- _Stored records_:
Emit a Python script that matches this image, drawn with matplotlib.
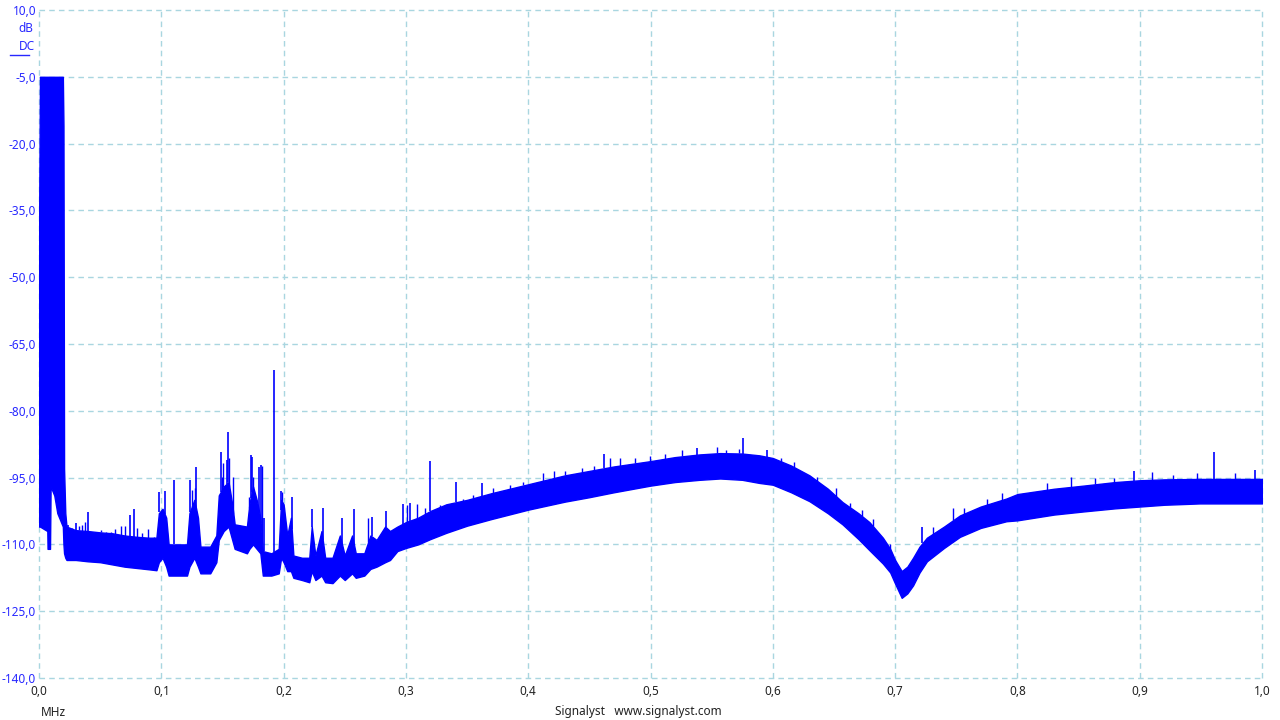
import numpy as np
import matplotlib.pyplot as plt
from matplotlib.lines import Line2D

# band envelope (MHz, dB)
freq = [0.0, 0.0008, 0.0068, 0.0070, 0.0090, 0.0095, 0.0125, 0.0150, 0.0195, 0.0200, 0.0205, 0.0215, 0.0225,
        0.03, 0.04, 0.05, 0.06, 0.07, 0.08, 0.09, 0.096,
        0.098, 0.101, 0.104, 0.106, 0.115, 0.121, 0.123, 0.127, 0.130, 0.132, 0.140, 0.145,
        0.147, 0.151, 0.155, 0.158, 0.160, 0.170, 0.172, 0.175, 0.178, 0.181, 0.183, 0.190, 0.196,
        0.198, 0.200, 0.203, 0.206, 0.208, 0.215, 0.221, 0.223, 0.226, 0.231, 0.234, 0.240, 0.246,
        0.250, 0.256, 0.259, 0.266, 0.271, 0.276, 0.283, 0.287, 0.293, 0.300,
        0.31, 0.32, 0.333, 0.35, 0.37, 0.40, 0.43, 0.45, 0.47, 0.50, 0.52, 0.54, 0.557, 0.575,
        0.589, 0.60, 0.615, 0.630, 0.645, 0.657, 0.670, 0.679, 0.690, 0.696, 0.700, 0.7054, 0.710,
        0.7147, 0.72, 0.726, 0.74, 0.753, 0.77, 0.791, 0.80, 0.83, 0.854, 0.88, 0.90, 0.92, 0.949,
        0.97, 1.0]
upper = [-42, -5, -5, -5, -5, -5, -5, -5, -5, -16, -93, -103, -106,
         -106.8, -107, -107.3, -107.5, -108, -108.3, -108.5, -108.5,
         -103, -102, -104, -110, -110, -110, -103, -100, -104, -110.5, -110.5, -108,
         -99, -97, -96, -101, -105.5, -106, -101, -97, -100, -104, -111.5, -112, -111,
         -100, -101, -108, -104, -112.5, -113, -113, -106, -112.5, -107, -113, -113, -108,
         -112.5, -108, -112, -112, -108, -109, -106, -107, -106, -105,
         -104, -102.5, -101, -100, -98.5, -96.5, -94.5, -93.5, -92.5, -91.3, -90.4, -89.8, -89.5, -89.6,
         -90, -90.6, -92.3, -94.5, -97.5, -100.5, -103, -105, -108.5, -111, -113.5, -116, -115,
         -113, -110.5, -108.5, -106, -103.5, -101.5, -99.7, -98.7, -97.5, -96.8, -96, -95.6, -95.4, -95.3,
         -95.3, -95.3]
lower = [-106, -106, -107, -111, -111, -97, -99, -103, -106, -110, -112, -113, -113.5,
         -113.5, -113.8, -114, -114.5, -115, -115.3, -115.6, -115.8,
         -114, -113, -115, -117, -117, -117, -115, -113, -115, -116.5, -116.5, -114,
         -109, -107, -106, -109, -111, -112, -111, -110, -111, -112, -117, -117, -116.5,
         -113, -114, -116, -116, -117.5, -118, -118.5, -116, -118, -117, -118.5, -118.7, -117,
         -118, -116.5, -117.5, -117, -115.5, -115, -114, -113.5, -111.5, -110.8,
         -110, -108.8, -107.4, -105.8, -104.3, -102.2, -100.4, -99.4, -98.3, -96.8, -96, -95.5, -95.2, -95.5,
         -96.2, -96.6, -98.3, -100.3, -103, -105.5, -108.8, -111.3, -114.3, -116.3, -118.8, -122, -121,
         -119.2, -116.3, -113.8, -110.8, -108.3, -106.3, -104.8, -104.6, -103.3, -102.6, -101.9, -101.5, -101.1, -100.8,
         -100.8, -100.8]

# isolated spikes (MHz, peak dB)
spike_f = [0.024, 0.0305, 0.040, 0.074, 0.078, 0.0985, 0.1027, 0.1104, 0.1235, 0.1287,
           0.1485, 0.1535, 0.1548, 0.173, 0.174, 0.180, 0.1813, 0.184, 0.1924, 0.1976,
           0.2066, 0.223, 0.232, 0.2477, 0.2576, 0.272, 0.2837, 0.2976, 0.303, 0.3197,
           0.341, 0.362, 0.462, 0.538, 0.5756, 0.595, 0.7222, 0.895, 0.961, 0.994]
spike_db = [-105.7, -105.2, -102.7, -103.3, -102, -98.2, -98, -95.5, -95.5, -92.6,
            -89.2, -91.1, -84.8, -90, -90.3, -92.6, -92.2, -104, -70.8, -98,
            -99.3, -102, -101.8, -104, -102, -103.8, -102.5, -101, -100.8, -91.3,
            -96, -96.3, -89.7, -88.4, -86.1, -88.8, -106, -93.5, -89.3, -93.3]

# smaller spikes along the band
minor_f = [0.0273, 0.0327, 0.0354, 0.0376, 0.0436, 0.0504, 0.0545, 0.0586, 0.0621, 0.0668,
           0.0703, 0.0804, 0.0845, 0.0894, 0.094, 0.1248, 0.1275, 0.1494, 0.1507, 0.1556,
           0.159, 0.1717, 0.1747, 0.1823, 0.1984, 0.2693, 0.3006, 0.309, 0.316, 0.328,
           0.347, 0.355, 0.3715, 0.385, 0.396, 0.412, 0.421, 0.430, 0.444, 0.454,
           0.467, 0.475, 0.487, 0.4996, 0.512, 0.526, 0.545, 0.554, 0.562, 0.572,
           0.607, 0.617, 0.636, 0.652, 0.663, 0.673, 0.682, 0.696, 0.731, 0.7476,
           0.756, 0.775, 0.787, 0.824, 0.844, 0.8635, 0.879, 0.91, 0.9275, 0.9466, 0.978]
minor_db = [-106.4, -105.9, -105.7, -104.9, -108.3, -106.8, -107.2, -107.2, -106.6, -105.9,
            -105.9, -106.4, -107.5, -106.6, -108.3, -97.8, -97.3, -94.8, -91.8, -90.5,
            -94.8, -99.3, -94.8, -92.5, -98.3, -104, -101.2, -101, -101.9, -101.2,
            -99.7, -98.9, -97.4, -96.6, -96, -94, -93.5, -93.6, -92.9, -92.5,
            -90.7, -90.7, -90.6, -90.1, -89.8, -88.7, -89.6, -88.1, -88.8, -88.5,
            -90.7, -91.4, -94.8, -97.4, -100.8, -102.3, -104.4, -109.8, -106, -101.9,
            -101.9, -99.7, -98.4, -96.3, -94.9, -95.1, -95.1, -93.8, -94.4, -94, -93.9]

xticks = np.round(np.arange(0, 1.01, 0.1), 1)
xlabels = ["0,0", "0,1", "0,2", "0,3", "0,4", "0,5", "0,6", "0,7", "0,8", "0,9", "1,0"]
yticks = [10, -5, -20, -35, -50, -65, -80, -95, -110, -125, -140]
ylabels = ["10,0", "-5,0", "-20,0", "-35,0", "-50,0", "-65,0", "-80,0", "-95,0", "-110,0", "-125,0", "-140,0"]

plt.rcParams['font.family'] = ['Noto Sans', 'DejaVu Sans']

fig = plt.figure(figsize=(12.8, 7.2), dpi=100)
W, H = 1280, 720
ax = fig.add_axes([39 / W, 42 / H, 1223 / W, 668 / H])

blue = '#0000ff'
ax.fill_between(freq, lower, upper, color=blue, lw=1.0, zorder=3)
base = np.interp(spike_f, freq, upper)
ax.vlines(spike_f, base, spike_db, color=blue, lw=1.2, zorder=3)
mbase = np.interp(minor_f, freq, upper)
ax.vlines(minor_f, mbase, minor_db, color=blue, lw=1.0, zorder=3)

ax.set_xlim(0, 1)
ax.set_ylim(-140, 10)
ax.set_xticks(xticks, xlabels)
ax.set_yticks(yticks, ylabels)
ax.tick_params(length=0, labelsize=8.5)
ax.tick_params(axis='y', pad=2, labelcolor='#2828ff')
ax.tick_params(axis='x', pad=5, labelcolor='#222222')
for s in ax.spines.values():
    s.set_visible(False)
ax.grid(True, color='#a9d6e0', linestyle=(0, (4, 3)), linewidth=1.0, zorder=0)
ax.set_axisbelow(True)
for gl in ax.get_xgridlines() + ax.get_ygridlines():
    gl.set_clip_on(False)

fig.text(33 / W, 1 - 29 / H, "dB", ha='right', va='center', color='#2828ff', fontsize=8.5)
fig.text(35 / W, 1 - 46 / H, "DC", ha='right', va='center', color='#2828ff', fontsize=8.5)
fig.add_artist(Line2D([10 / W, 29 / W], [1 - 55 / H, 1 - 55 / H], color='#2828ff', lw=1))
fig.text(41 / W, 1 - 712 / H, "MHz", ha='left', va='center', color='#222222', fontsize=8.5)
fig.text(638 / W, 1 - 712 / H, "Signalyst   www.signalyst.com", ha='center', va='center',
         color='#222222', fontsize=8.5)

fig.savefig("out.png", dpi=100)
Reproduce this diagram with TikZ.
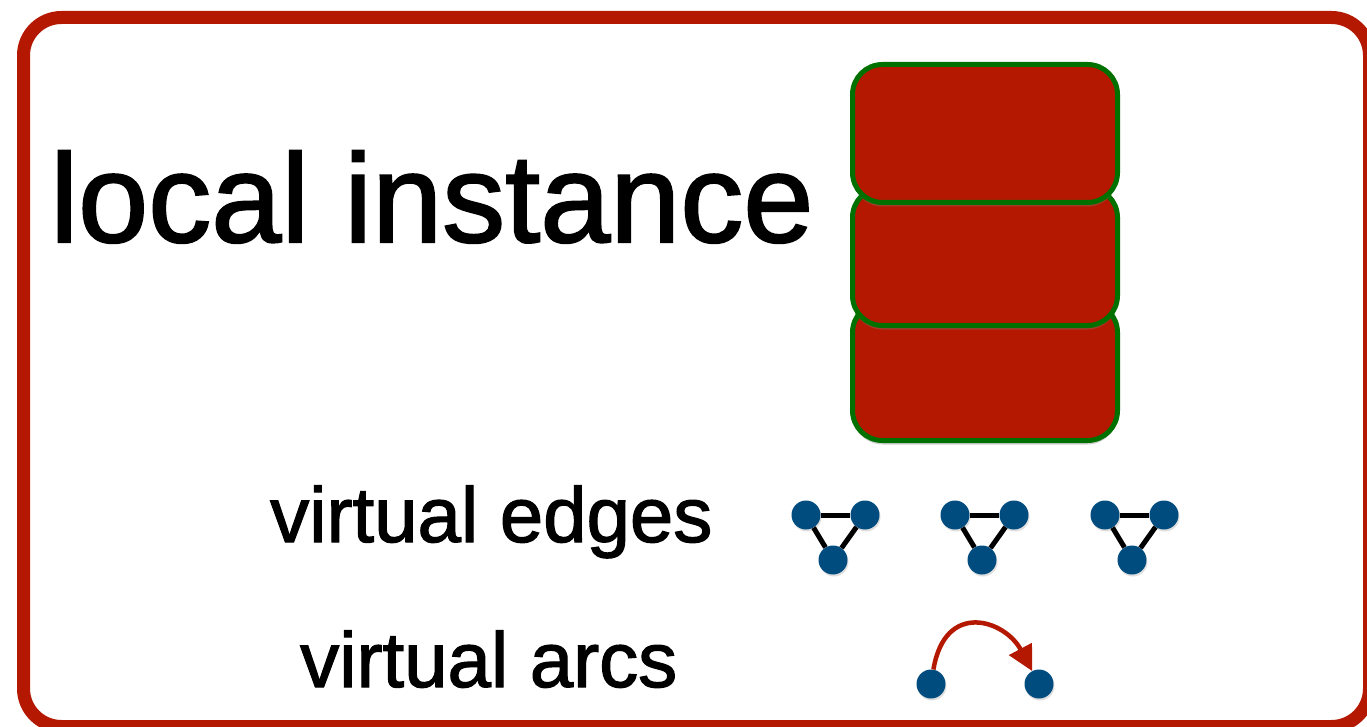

- _What is needed_:
In the entries above, identify each line that includes the string "this", then copy it.

- _Expected answer_:
Emit a Python script that matches this image, drawn with matplotlib.
Reproduce this diagram with TikZ.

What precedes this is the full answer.